### [Problem to work on]
Your copy of the material must match it exactly, except that pictures are dropped.

◇ ◇ ◇ ◇ ◇

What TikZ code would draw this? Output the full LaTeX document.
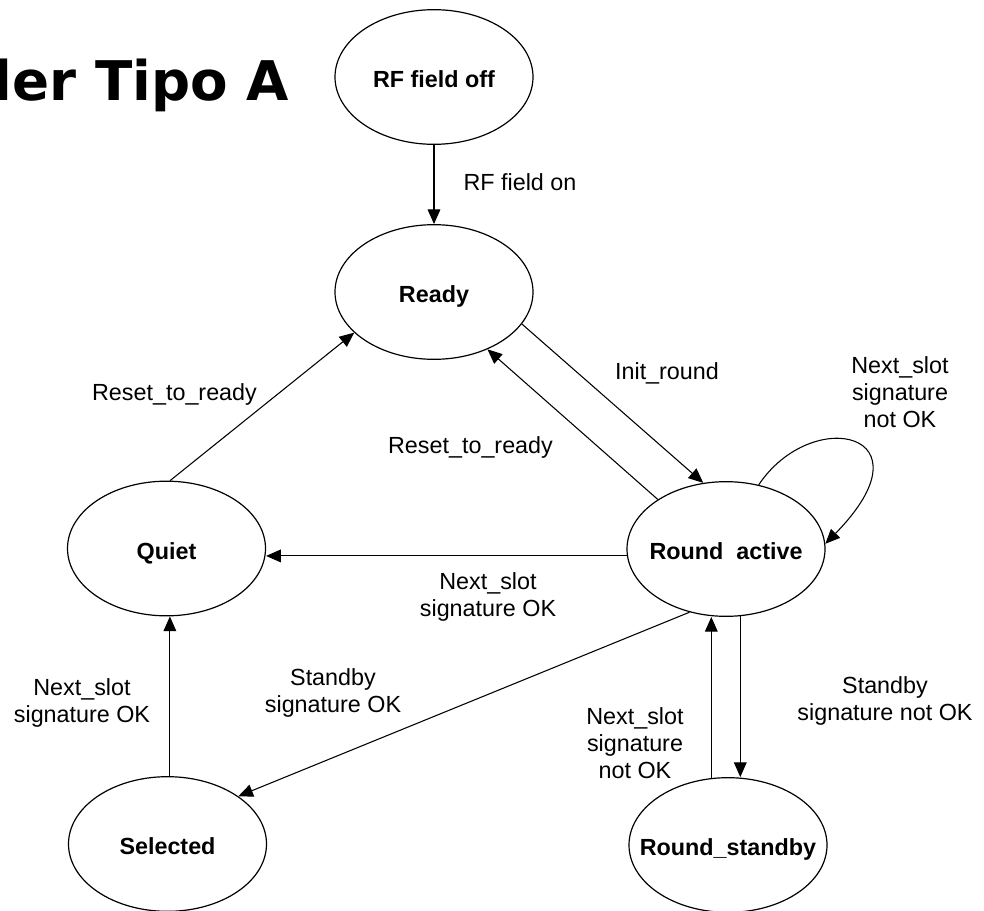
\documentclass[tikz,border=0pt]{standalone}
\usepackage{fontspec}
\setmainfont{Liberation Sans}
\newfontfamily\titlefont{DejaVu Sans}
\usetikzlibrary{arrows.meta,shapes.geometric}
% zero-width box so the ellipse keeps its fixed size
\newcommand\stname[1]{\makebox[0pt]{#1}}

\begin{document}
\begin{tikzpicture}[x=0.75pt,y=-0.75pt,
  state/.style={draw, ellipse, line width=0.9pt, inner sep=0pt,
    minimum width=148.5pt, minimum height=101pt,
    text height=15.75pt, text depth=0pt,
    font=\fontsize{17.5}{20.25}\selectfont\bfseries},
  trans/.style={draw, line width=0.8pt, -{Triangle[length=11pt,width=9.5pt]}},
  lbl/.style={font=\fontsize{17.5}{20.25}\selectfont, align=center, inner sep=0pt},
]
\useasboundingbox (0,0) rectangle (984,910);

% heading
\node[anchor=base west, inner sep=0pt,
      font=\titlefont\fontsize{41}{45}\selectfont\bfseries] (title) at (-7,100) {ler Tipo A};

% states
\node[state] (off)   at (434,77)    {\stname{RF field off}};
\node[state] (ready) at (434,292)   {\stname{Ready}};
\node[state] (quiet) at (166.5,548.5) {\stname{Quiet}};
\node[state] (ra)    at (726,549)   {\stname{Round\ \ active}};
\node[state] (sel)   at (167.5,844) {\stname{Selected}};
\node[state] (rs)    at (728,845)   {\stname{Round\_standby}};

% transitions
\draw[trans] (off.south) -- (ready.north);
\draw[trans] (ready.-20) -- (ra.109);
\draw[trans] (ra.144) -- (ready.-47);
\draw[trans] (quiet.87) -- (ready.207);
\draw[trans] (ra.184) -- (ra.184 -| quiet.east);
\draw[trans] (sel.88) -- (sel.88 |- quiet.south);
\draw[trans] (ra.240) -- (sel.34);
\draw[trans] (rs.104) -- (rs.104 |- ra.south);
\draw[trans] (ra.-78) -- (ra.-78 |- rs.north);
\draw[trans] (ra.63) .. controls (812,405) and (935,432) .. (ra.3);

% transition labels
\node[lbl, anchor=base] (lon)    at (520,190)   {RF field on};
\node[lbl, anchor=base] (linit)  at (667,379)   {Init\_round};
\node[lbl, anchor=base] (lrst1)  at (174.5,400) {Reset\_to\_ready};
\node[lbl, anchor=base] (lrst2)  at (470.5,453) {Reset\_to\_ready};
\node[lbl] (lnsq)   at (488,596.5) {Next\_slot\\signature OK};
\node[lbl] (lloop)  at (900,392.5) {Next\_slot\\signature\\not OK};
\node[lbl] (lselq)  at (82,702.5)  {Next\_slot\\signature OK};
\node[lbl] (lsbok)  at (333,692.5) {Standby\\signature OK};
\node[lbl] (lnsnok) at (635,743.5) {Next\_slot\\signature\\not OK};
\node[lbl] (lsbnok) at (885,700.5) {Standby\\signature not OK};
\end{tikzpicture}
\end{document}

◇ ◇ ◇ ◇ ◇

### [In response]
What TikZ code would draw this? Output the full LaTeX document.
\documentclass[tikz,border=0pt]{standalone}
\usepackage{fontspec}
\setmainfont{Liberation Sans}
\newfontfamily\titlefont{DejaVu Sans}
\usetikzlibrary{arrows.meta,shapes.geometric}
% zero-width box so the ellipse keeps its fixed size
\newcommand\stname[1]{\makebox[0pt]{#1}}

\begin{document}
\begin{tikzpicture}[x=0.75pt,y=-0.75pt,
  state/.style={draw, ellipse, line width=0.9pt, inner sep=0pt,
    minimum width=148.5pt, minimum height=101pt,
    text height=15.75pt, text depth=0pt,
    font=\fontsize{17.5}{20.25}\selectfont\bfseries},
  trans/.style={draw, line width=0.8pt, -{Triangle[length=11pt,width=9.5pt]}},
  lbl/.style={font=\fontsize{17.5}{20.25}\selectfont, align=center, inner sep=0pt},
]
\useasboundingbox (0,0) rectangle (984,910);

% heading
\node[anchor=base west, inner sep=0pt,
      font=\titlefont\fontsize{41}{45}\selectfont\bfseries] (title) at (-7,100) {ler Tipo A};

% states
\node[state] (off)   at (434,77)    {\stname{RF field off}};
\node[state] (ready) at (434,292)   {\stname{Ready}};
\node[state] (quiet) at (166.5,548.5) {\stname{Quiet}};
\node[state] (ra)    at (726,549)   {\stname{Round\ \ active}};
\node[state] (sel)   at (167.5,844) {\stname{Selected}};
\node[state] (rs)    at (728,845)   {\stname{Round\_standby}};

% transitions
\draw[trans] (off.south) -- (ready.north);
\draw[trans] (ready.-20) -- (ra.109);
\draw[trans] (ra.144) -- (ready.-47);
\draw[trans] (quiet.87) -- (ready.207);
\draw[trans] (ra.184) -- (ra.184 -| quiet.east);
\draw[trans] (sel.88) -- (sel.88 |- quiet.south);
\draw[trans] (ra.240) -- (sel.34);
\draw[trans] (rs.104) -- (rs.104 |- ra.south);
\draw[trans] (ra.-78) -- (ra.-78 |- rs.north);
\draw[trans] (ra.63) .. controls (812,405) and (935,432) .. (ra.3);

% transition labels
\node[lbl, anchor=base] (lon)    at (520,190)   {RF field on};
\node[lbl, anchor=base] (linit)  at (667,379)   {Init\_round};
\node[lbl, anchor=base] (lrst1)  at (174.5,400) {Reset\_to\_ready};
\node[lbl, anchor=base] (lrst2)  at (470.5,453) {Reset\_to\_ready};
\node[lbl] (lnsq)   at (488,596.5) {Next\_slot\\signature OK};
\node[lbl] (lloop)  at (900,392.5) {Next\_slot\\signature\\not OK};
\node[lbl] (lselq)  at (82,702.5)  {Next\_slot\\signature OK};
\node[lbl] (lsbok)  at (333,692.5) {Standby\\signature OK};
\node[lbl] (lnsnok) at (635,743.5) {Next\_slot\\signature\\not OK};
\node[lbl] (lsbnok) at (885,700.5) {Standby\\signature not OK};
\end{tikzpicture}
\end{document}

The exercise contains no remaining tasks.